3. Pixel Alone is Not Enough — Implement a CAPI Hybrid Model
Since iOS 14.5, roughly 85% of users decline tracking. Relying solely on a Meta Pixel means losing 50% to 70% of your conversion data before it ever reaches the algorithm.
- The Fix: Use Conversions API (CAPI) to send data directly from your server to Meta.
- The Impact: 20–40% better tracking coverage and a 30–50% reduction in Cost Per Conversion (CPA). CAPI is the essential foundation for AI-driven systems like Advantage+.
4. Respect the Learning Phase: The “Don’t Touch” Rule
Meta’s algorithm requires 50 optimization events within 7 days to exit the “Learning Phase.” Any major change resets this clock, costing you a week of efficient spend.
• The Budget Formula: Minimum Daily Budget = (Target CPA × 50) ÷ 7
• The “Five Sins” (Do NOT do these during the first week):
Changing budget by >20%
Editing targeting parameters
Swapping creative (image/video/copy)
Changing the optimization objective
Pausing and restarting the ad set
5. Stop Optimizing for ROAS. Start Optimizing for POAS.
ROAS (Return on Ad Spend) is misleading because it ignores profit margins.
- The Logic: Two products can have a 5:1 ROAS, but if one has a 60% margin and the other has 10%, the latter is likely losing money after shipping and fees.

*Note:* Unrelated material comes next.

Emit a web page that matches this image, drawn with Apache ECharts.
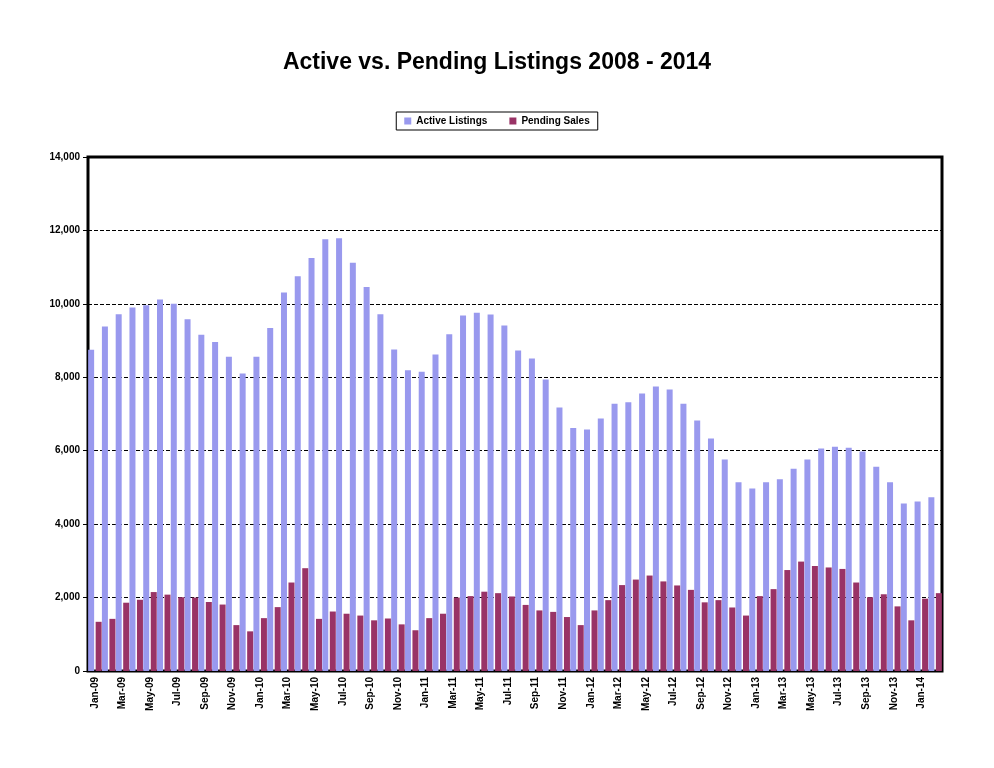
<!DOCTYPE html>
<html><head><meta charset="utf-8">
<script src="https://cdn.jsdelivr.net/npm/echarts@6/dist/echarts.min.js"></script>
<style>html,body{margin:0;background:#fff}#c{width:994px;height:768px}</style>
</head><body><div id="c"></div>
<script>
const months=['Jan','Feb','Mar','Apr','May','Jun','Jul','Aug','Sep','Oct','Nov','Dec'];
const categories=[];
for(let y=9;y<=14;y++){for(let m=0;m<12;m++){if(y===14&&m>1)break;categories.push(months[m]+'-'+String(y).padStart(2,'0'));}}
const activeListings=[8750,9380,9720,9900,9960,10120,10000,9580,9160,8960,8560,8100,
8560,9340,10310,10750,11250,11760,11790,11120,10460,9720,8760,8190,
8150,8620,9170,9680,9760,9710,9410,8730,8510,7940,7180,6620,
6580,6880,7280,7320,7560,7750,7670,7280,6820,6330,5760,5140,
4970,5140,5220,5510,5760,6060,6110,6080,5980,5560,5140,4560,
4620,4730];
const pendingSales=[1340,1420,1860,1940,2150,2080,2010,2000,1880,1810,1250,1080,
1440,1740,2410,2800,1420,1620,1560,1510,1380,1430,1270,1110,
1440,1560,2000,2040,2160,2120,2030,1800,1650,1610,1470,1250,
1650,1930,2340,2490,2600,2440,2330,2210,1870,1930,1730,1510,
2040,2230,2750,2980,2860,2820,2780,2410,2010,2090,1760,1380,
1970,2120];
const ch=echarts.init(document.getElementById('c'));
const F='"Liberation Sans", Arial, sans-serif';
ch.setOption({
 animation:false,
 title:{text:'Active vs. Pending Listings 2008 - 2014',left:'center',top:46,textStyle:{fontFamily:F,fontSize:23,fontWeight:'bold',color:'#000'}},
 legend:{top:112,left:'center',itemWidth:7,itemHeight:7,itemGap:22,borderColor:'#000',borderWidth:1,padding:[4,8],borderRadius:0,
   textStyle:{fontFamily:F,fontSize:10,fontWeight:'bold',color:'#000'},icon:'rect'},
 grid:{left:88,right:52,top:157,bottom:97,show:true,borderColor:'#000',borderWidth:3},
 xAxis:{type:'category',data:categories,
   axisLine:{lineStyle:{color:'#000',width:2}},
   axisTick:{alignWithLabel:false,interval:0,lineStyle:{color:'#000'},length:4},
   axisLabel:{interval:1,rotate:90,fontFamily:F,fontSize:10,fontWeight:'bold',color:'#000',margin:6}},
 yAxis:{type:'value',min:0,max:14000,interval:2000,
   axisLine:{show:true,lineStyle:{color:'#000',width:2}},axisTick:{show:true,lineStyle:{color:'#000'}},
   axisLabel:{fontFamily:F,fontSize:10,fontWeight:'bold',color:'#000',formatter:v=>v.toLocaleString('en-US')},
   splitLine:{lineStyle:{color:'#000',type:'dashed',width:1}}},
 series:[
  {name:'Active Listings',type:'bar',data:activeListings,itemStyle:{color:'#9999EE'},barWidth:6,barGap:'25%'},
  {name:'Pending Sales',type:'bar',data:pendingSales,itemStyle:{color:'#993366'},barWidth:6}
 ]
});
</script></body></html>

- The Strategy: Optimize for POAS (Profit on Ad Spend). Feed “Net Profit” into Google Ads as your conversion value. This ensures your budget automatically flows toward your most profitable items, not just the high-revenue/low-margin ones.
6. Segment Your Google PMax: Heroes, Zombies, and Villains
Google’s Performance Max (PMax) offers minimal control, so your structure must be based on product performance. Divide your catalog into three tiers:
- Hero Products (Top 20%): Highest revenue and margin. Run these in dedicated campaigns with aggressive targets.
- Zombie Products (Middle 50%): Potential but underperforming. A/B test these with new messaging.
- Villain Products (Bottom 30%): Consistently unprofitable. Pause them or set a minimal budget so they don’t “steal” spend from your Heroes.
- Note: Avoid “Feed-Only” PMax campaigns; in 2026, testing against Standard Shopping is once again a best practice.
7. Close the Budget Leak with Negative Keywords
68% of PMax campaigns use no negative keywords, leading to massive waste on non-converting searches. Build a list covering these four categories:
- Competitor Terms: Move these to a separate, dedicated campaign.
- High-Volume Generic Queries: Words like “best,” “free,” or “cheap” that signal browsing rather than buying.
- Informational Queries: “How to,” “tutorial,” “guide,” or “PDF.”
- N-gram Analysis: Use N-gram reports to find recurring words (like “rent” or “used”) that don’t fit your business model.
- Action Item: Aim to add at least 50 negative keywords in the first 30 days of any new campaign.
The Common Thread for 2026
The winners in 2026 don’t fight the algorithm—they feed it. By investing in data quality (CAPI/EMQ), profitability metrics (POAS), and strategic segmentation, you give the AI the “fuel” it needs to find your most valuable customers at the lowest possible cost.